Today, Amnesty International has released a public joint statement, signed by the European Centre for Democracy and Human Rights (ECDHR) and 39 other rights groups, regarding the cooperation in-between human rights NGOs calling the States to stand up for the dramatic situation in Saudi Arabia. The joint statement is addressed directly to Salmān bin ʿAbd al-ʿAzīz Āl Saʿūd, King of Saudi Arabia, pleading the monarch to stabilize the democratic condition among its frontiers and to put an end to the despotic violations against international principles. The letter opens with the remarks on the mass executions of 37 men on 23 April and on the systematic use of ill-treatments and tortures carried out against innocent detained civilians or human rights defenders, including women and underaged.

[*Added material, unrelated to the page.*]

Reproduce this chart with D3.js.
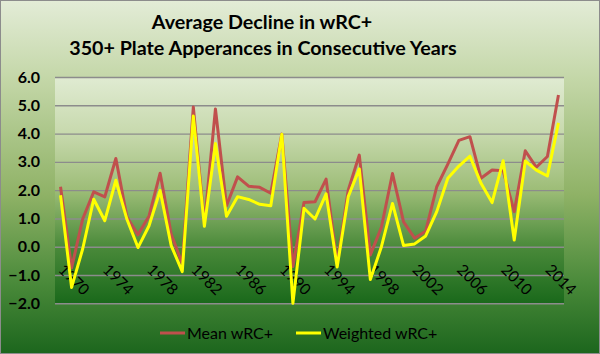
<!DOCTYPE html>
<html lang="en">
<head>
    <meta charset="utf-8">
    <title>Average Decline in wRC+</title>
    <script src="https://d3js.org/d3.v7.min.js"></script>
    <style>
        body { margin: 0; }
        text { font-family: Lato, "Open Sans", sans-serif; fill: #000; }
    </style>
</head>
<body>
<div id="chart"></div>
<script>
    // Data
    const years = [1970, 1971, 1972, 1973, 1974, 1975, 1976, 1977, 1978, 1979,
        1980, 1981, 1982, 1983, 1984, 1985, 1986, 1987, 1988, 1989,
        1990, 1991, 1992, 1993, 1994, 1995, 1996, 1997, 1998, 1999,
        2000, 2001, 2002, 2003, 2004, 2005, 2006, 2007, 2008, 2009,
        2010, 2011, 2012, 2013, 2014, 2015];
    const meanWrc = [2.12, -0.75, 0.98, 1.94, 1.76, 3.12, 1.05, 0.42, 1.09, 2.6,
        0.45, -0.6, 4.94, 0.8, 4.87, 1.45, 2.47, 2.14, 2.1, 1.89,
        3.98, -0.7, 1.56, 1.59, 2.39, -0.6, 2.0, 3.24, -0.29, 0.69,
        2.59, 0.88, 0.3, 0.55, 2.12, 2.92, 3.76, 3.89, 2.42, 2.71,
        2.69, 1.24, 3.39, 2.81, 3.19, 5.36];
    const weightedWrc = [1.82, -1.44, -0.08, 1.68, 0.92, 2.35, 0.97, -0.03, 0.74, 1.99,
        0.04, -0.88, 4.62, 0.72, 3.65, 1.08, 1.77, 1.67, 1.5, 1.45,
        3.98, -2.0, 1.36, 0.98, 1.87, -0.72, 1.77, 2.75, -1.16, 0.0,
        1.53, 0.04, 0.1, 0.38, 1.24, 2.42, 2.85, 3.2, 2.24, 1.56,
        3.04, 0.24, 3.03, 2.71, 2.5, 4.38];
    const yTicks = [-2, -1, 0, 1, 2, 3, 4, 5, 6];
    const xTickYears = [1970, 1974, 1978, 1982, 1986, 1990, 1994, 1998, 2002, 2006, 2010, 2014];
    const seriesNames = ["Mean wRC+", "Weighted wRC+"];
    const seriesColors = ["#c0504d", "#ffff00"];

    const W = 600, H = 354;
    const plot = {left: 55, right: 564, top: 77, bottom: 303.3};

    const svg = d3.select("#chart")
        .append("svg")
        .attr("width", W)
        .attr("height", H);

    // Gradients
    const defs = svg.append("defs");
    const outerGrad = defs.append("linearGradient")
        .attr("id", "outerGrad")
        .attr("x1", 0).attr("y1", 0).attr("x2", 0).attr("y2", 1);
    outerGrad.append("stop").attr("offset", "0%").attr("stop-color", "#e3ecd7");
    outerGrad.append("stop").attr("offset", "22%").attr("stop-color", "#c4d7a8");
    outerGrad.append("stop").attr("offset", "55%").attr("stop-color", "#8fb266");
    outerGrad.append("stop").attr("offset", "80%").attr("stop-color", "#4a8a3a");
    outerGrad.append("stop").attr("offset", "100%").attr("stop-color", "#1c661d");

    const plotGrad = defs.append("linearGradient")
        .attr("id", "plotGrad")
        .attr("x1", 0).attr("y1", 0).attr("x2", 0).attr("y2", 1);
    plotGrad.append("stop").attr("offset", "0%").attr("stop-color", "#e0ebd2");
    plotGrad.append("stop").attr("offset", "25%").attr("stop-color", "#c7d9ad");
    plotGrad.append("stop").attr("offset", "50%").attr("stop-color", "#9dbd77");
    plotGrad.append("stop").attr("offset", "75%").attr("stop-color", "#4a8a3a");
    plotGrad.append("stop").attr("offset", "100%").attr("stop-color", "#1a691b");

    svg.append("rect")
        .attr("x", 0.5).attr("y", 0.5)
        .attr("width", W - 1).attr("height", H - 1)
        .attr("fill", "url(#outerGrad)")
        .attr("stroke", "#8c8c8c");

    svg.append("rect")
        .attr("x", plot.left).attr("y", plot.top)
        .attr("width", plot.right - plot.left)
        .attr("height", plot.bottom - plot.top)
        .attr("fill", "url(#plotGrad)");

    // Scales
    const x = d3.scaleBand()
        .domain(years)
        .range([plot.left, plot.right]);
    const cx = d => x(d) + x.bandwidth() / 2;

    const y = d3.scaleLinear()
        .domain([-2, 6])
        .range([plot.bottom, plot.top]);

    // Gridlines
    svg.append("g")
        .attr("transform", `translate(${plot.left},0)`)
        .call(d3.axisLeft(y).tickValues(yTicks).tickSize(-(plot.right - plot.left)).tickFormat(""))
        .call(g => g.select(".domain").remove())
        .call(g => g.selectAll("line").attr("stroke", "#8c8c8c").attr("stroke-width", 1.4));

    // Y axis labels
    svg.append("g")
        .attr("transform", `translate(${plot.left},0)`)
        .call(d3.axisLeft(y).tickValues(yTicks).tickSize(0).tickPadding(15).tickFormat(d3.format(".1f")))
        .call(g => g.select(".domain").remove())
        .call(g => g.selectAll("text")
            .style("font-size", "16px")
            .style("font-weight", "bold")
            .attr("fill", "#000"));

    // X axis labels, crossing at 0
    svg.append("g")
        .attr("transform", `translate(0,${y(0)})`)
        .call(d3.axisBottom(x).tickValues(xTickYears).tickSize(0))
        .call(g => g.select(".domain").remove())
        .call(g => g.selectAll("text")
            .attr("text-anchor", "start")
            .attr("x", 0).attr("y", 0).attr("dy", 0)
            .attr("transform", "translate(-3,24) rotate(45)")
            .style("font-size", "15.5px")
            .attr("fill", "#000"));

    // Lines
    const line = d3.line()
        .x((d, i) => cx(years[i]))
        .y(d => y(d));

    [meanWrc, weightedWrc].forEach((series, k) => {
        svg.append("path")
            .datum(series)
            .attr("fill", "none")
            .attr("stroke", seriesColors[k])
            .attr("stroke-width", 3)
            .attr("stroke-linejoin", "round")
            .attr("d", line);
    });

    // Title
    const title = svg.append("text")
        .attr("text-anchor", "middle")
        .style("font-size", "19.7px")
        .style("font-weight", "bold");
    title.append("tspan").attr("x", 262).attr("y", 29).text("Average Decline in wRC+");
    title.append("tspan").attr("x", 263).attr("y", 55).text("350+ Plate Apperances in Consecutive Years");

    // Legend
    const legendX = [160, 296];
    const legend = svg.append("g");
    seriesNames.forEach((name, k) => {
        legend.append("line")
            .attr("x1", legendX[k]).attr("x2", legendX[k] + 25)
            .attr("y1", 333).attr("y2", 333)
            .attr("stroke", seriesColors[k])
            .attr("stroke-width", 3);
        legend.append("text")
            .attr("x", legendX[k] + 27)
            .attr("y", 338.5)
            .style("font-size", "16px")
            .text(name);
    });
</script>
</body>
</html>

The document continues by welcoming the joint statement signed by 36 states during the 40th session of the United Nations (UN) Human Rights Council (HRC) and by pleading the urgent need of mass release of guiltless prisoners. As a matter of fact, the need of a monitoring mechanism over the human rights violations in the country is still one of the most delicate issues that urges to be correctly implemented and established. In addition to that, the condition of the ten persecuted women’s rights defenders still apprehend the international arena. Despite their partial release (seven out of ten are now provisionally free), the entire group is under threat of possible judicial repercussions, as they are yet waiting for their pending trial verdicts. After a total of ten months detention with no clear charge, their future still hangs above a pit of incertitude and fragility.
The degree of human rights violations in Riyadh has grown exponentially in the past years, the use of the death penalty has increased intensely (Saudi Arabia is the third most executing country in the world, holding the ground against China and Iran) and the official authorities continue to crackdown on civil society on freedom of expression, freedom of association and any other form of political opposition. A dystopic strategy which has been brutally inflated by the reiterated use of the counter-terrorism measures and by the inquisitive work of the Specialised Criminal Court (SCC).
This sums up to the recent week’s news, when the international Saudi stronghold has been vitally shaken and tackled by the publishing of the UN Report by the Special Rapporteur, Agnes Callamard, on the Investigation for the unlawful death of Mr. Jamal Khashoggi. A decisive turn of event that has crushed the intangible country’s aura by providing a much more critical approach to international actors and counterparts.
ECDHR welcomes the recent successes of both the United Nations and of the most dedicated governments for Human Rights issues, especially for the revolutionary remark delivered during the 40th session of the Human Rights Council through which it was firmly defended the principle that no State is above scrutiny for its human rights record. In hopes that that such stream progresses with the very same intensity, we pledge the excellent work of our partners and of additional striving supporters.